Sacramento County officially lifts mask, virtual meeting orders as COVID rates drop
Sacramento County has formally lifted its local health order requiring those fully vaccinated against COVID-19 to wear masks in most indoor public settings, as well as a separate order that suspended boards and councils from conducting in-person meetings.
The changes are effective immediately, county officials said in a Wednesday morning news release, putting Sacramento County in alignment with the state’s health orders.
“It is important to note that the masking mandate now reverts back to what the state had prior to Dec. 15, which means it will still be required in certain settings,” county health officer Dr. Olivia Kasirye said on a call with reporters Wednesday morning.
Those settings include health care settings, nursing homes, jails, prisons, homeless shelters, emergency shelters, K-12 schools and other child care settings.
Kasirye said businesses may allow patrons to self-attest that they are fully vaccinated, or they can choose to continue to require that all patrons wear masks regardless of vaccination status.
Kasirye on Jan. 6 ordered all public meetings in the county — including entities such as city councils, school boards and the county’s Board of Supervisors — to be held remotely rather than in person. Kasirye at the time, when coronavirus numbers were roaring to all-time highs, said the move was an effort to “protect essential government functions.”
In-person meetings may now resume.
The county’s mask requirement had been in place since late July, imposed in response to the then-dominant delta variant.
Kasirye had previously set a goal of five daily cases per 100,000 residents before lifting the local mask order. At the time, the county and state were dealing with the previously dominant delta variant.
“Omicron is different,” Kasirye said. “We don’t know how far it’s going to fall. What is very hopeful is that the numbers are declining very quickly.”
The local health office on Wednesday reported Sacramento County’s case rate at 36 per 100,000, down from a peak of 245 per 100,000 on Jan. 10.
“So that is quite a decline, and other indications we’re seeing from the state projections are that those numbers will continue to go down,” Kasirye said.
Hospitalizations with COVID-19 have also dropped from a county record of 657 on Jan. 25 to 398 as of Tuesday, CDPH reported Wednesday.
As the surge subsides, the county’s COVID-19 response will shift in other ways.
Starting Feb. 28, most sections of the county’s online data dashboard, including those dealing with case numbers and deaths, will be updated once a week rather than every weekday as they had been since the start of the pandemic.
County epidemiology program manager Jamie White said this is largely because state health officials earlier this month changed reporting requirements for health care providers and laboratories, meaning the county’s source of data for lab-confirmed cases will not be updated as frequently.
This means some of the resources that have gone toward broad case surveillance and in-person contact tracing will be focused toward protecting vulnerable populations.
“We are adjusting our response based on the activities that we are seeing,” Kasirye said.
White said the county uses an automated contact tracing system using text message and emails, and that public health staff reach out by phone calls to those who don’t respond.

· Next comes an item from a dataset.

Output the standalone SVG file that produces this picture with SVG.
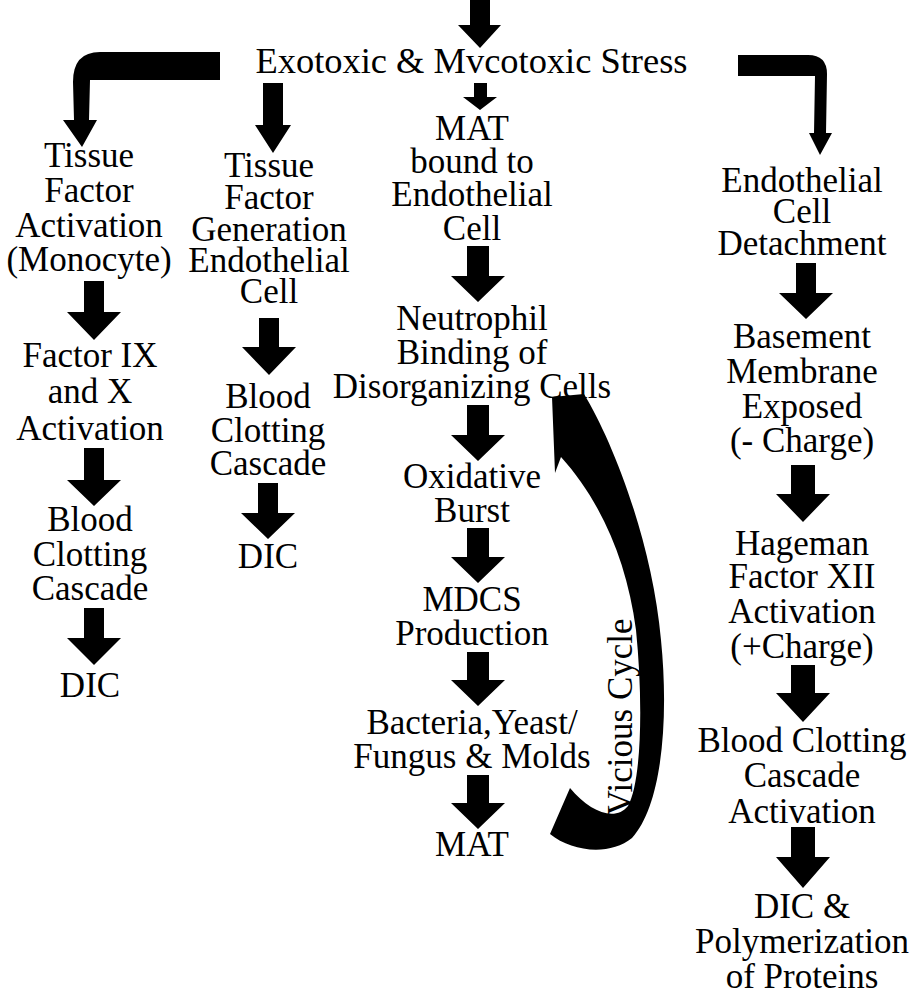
<svg xmlns="http://www.w3.org/2000/svg" width="924" height="996" viewBox="0 0 924 996">
<style>
.t text{font-family:"Liberation Serif","DejaVu Serif","Times New Roman",serif;font-size:35px;fill:#000;text-anchor:middle}
.arr{fill:#000;stroke:none}
</style>
<rect width="924" height="996" fill="#fff"/>
<g id="connectors">
<polygon class="arr" points="470,0 490,0 490,25 501,25 480,48 458,25 470,25"/>
<polygon class="arr" points="474,83 487,83 487,97 497,97 480,110 463,97 474,97"/>
<path class="arr" d="M220,52 L100,52 Q73,52 73,82 L74,120 L63,120 L82,147 L97,120 L89,120 L90,80 L220,80 Z"/>
<polygon class="arr" points="263,83 283,83 283,125 291,125 273,153 255,125 263,125"/>
<path class="arr" d="M738,55 L808,55 Q827,55 827,74 L826,133 L832,133 L820,155 L809,133 L814,133 L815,76 L738,76 Z"/>
<polygon class="arr" points="84,281 104,281 104,312 121,312 94,340 67,312 84,312"/>
<polygon class="arr" points="84,448 104,448 104,480 121,480 94,506 67,480 84,480"/>
<polygon class="arr" points="84,608 104,608 104,638 121,638 94,665 67,638 84,638"/>
<polygon class="arr" points="259,318 279,318 279,347 296,347 269,375 242,347 259,347"/>
<polygon class="arr" points="258,483 278,483 278,513 295,513 268,539 241,513 258,513"/>
<polygon class="arr" points="467,246 489,246 489,276 505,276 478,302 451,276 467,276"/>
<polygon class="arr" points="467,405 489,405 489,435 505,435 478,461 451,435 467,435"/>
<polygon class="arr" points="467,528 489,528 489,557 505,557 478,583 451,557 467,557"/>
<polygon class="arr" points="467,652 489,652 489,680 505,680 478,706 451,680 467,680"/>
<polygon class="arr" points="467,775 489,775 489,803 505,803 478,829 451,803 467,803"/>
<polygon class="arr" points="796,263 816,263 816,293 833,293 806,319 779,293 796,293"/>
<polygon class="arr" points="791,465 815,465 815,494 830,494 803,522 776,494 791,494"/>
<polygon class="arr" points="791,665 815,665 815,693 830,693 803,722 776,693 791,693"/>
<polygon class="arr" points="791,827 815,827 815,857 830,857 803,888 776,857 791,857"/>
<path class="arr" d="M552,397 L584,394 C612,440 652,540 661,640 C669,720 662,805 632,838 C610,856 572,852 550,834 L570,788 C590,812 615,822 628,806 C642,780 643,700 636,630 C627,560 600,500 561,457 L555,473 Z"/>
</g>
<g class="t" font-family="Liberation Serif, DejaVu Serif, serif" font-size="35">
<g id="stress"><text x="471.5" y="73" textLength="432" lengthAdjust="spacingAndGlyphs">Exotoxic &amp; Mvcotoxic Stress</text></g>
<g id="tf-activation"><text x="89" y="167">Tissue</text><text x="89" y="202">Factor</text><text x="89" y="237">Activation</text><text x="89" y="271">(Monocyte)</text></g>
<g id="factor-ix-x"><text x="90" y="367">Factor IX</text><text x="90" y="403">and X</text><text x="90" y="440">Activation</text></g>
<g id="bcc-1"><text x="90" y="531">Blood</text><text x="90" y="566">Clotting</text><text x="90" y="600">Cascade</text></g>
<g id="dic-1"><text x="90" y="697">DIC</text></g>
<g id="tf-generation"><text x="269" y="177">Tissue</text><text x="269" y="209">Factor</text><text x="269" y="241">Generation</text><text x="269" y="272">Endothelial</text><text x="269" y="303">Cell</text></g>
<g id="bcc-2"><text x="268" y="408">Blood</text><text x="268" y="442">Clotting</text><text x="268" y="475">Cascade</text></g>
<g id="dic-2"><text x="268" y="568">DIC</text></g>
<g id="mat-bound"><text x="472" y="140">MAT</text><text x="472" y="173">bound to</text><text x="472" y="206">Endothelial</text><text x="472" y="240">Cell</text></g>
<g id="neutrophil"><text x="472" y="330">Neutrophil</text><text x="472" y="364">Binding of</text><text x="472" y="398">Disorganizing Cells</text></g>
<g id="oxidative"><text x="472" y="488">Oxidative</text><text x="472" y="522">Burst</text></g>
<g id="mdcs"><text x="472" y="611">MDCS</text><text x="472" y="645">Production</text></g>
<g id="bacteria"><text x="472" y="734">Bacteria,Yeast/</text><text x="472" y="768">Fungus &amp; Molds</text></g>
<g id="mat-end"><text x="472" y="856">MAT</text></g>
<g id="vicious-cycle"><text x="632" y="717" transform="rotate(-90 632 717)">Vicious Cycle</text></g>
<g id="ec-detachment"><text x="802" y="192">Endothelial</text><text x="802" y="223">Cell</text><text x="802" y="255">Detachment</text></g>
<g id="basement"><text x="802" y="348">Basement</text><text x="802" y="383">Membrane</text><text x="802" y="418">Exposed</text><text x="802" y="452">(- Charge)</text></g>
<g id="hageman"><text x="802" y="555">Hageman</text><text x="802" y="588">Factor XII</text><text x="802" y="623">Activation</text><text x="802" y="658">(+Charge)</text></g>
<g id="bcc-3"><text x="802" y="752">Blood Clotting</text><text x="802" y="787">Cascade</text><text x="802" y="823">Activation</text></g>
<g id="dic-3"><text x="802" y="918">DIC &amp;</text><text x="802" y="953">Polymerization</text><text x="802" y="988">of Proteins</text></g>
</g>
</svg>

Sometimes they call four or five times, White said.
“We’ll probably scale that back and have an in-person staff really working with the more severe cases – hospitalizations, congregate settings,” White said. “Less of a focus on the individuals in terms of in-person follow-up.”
Kasirye said she personally will continue to wear a mask in indoor public settings because they offer an additional layer of protection against COVID-19.
“I have full confidence in the vaccine and I am vaccinated and boosted, but I will still wear a mask.”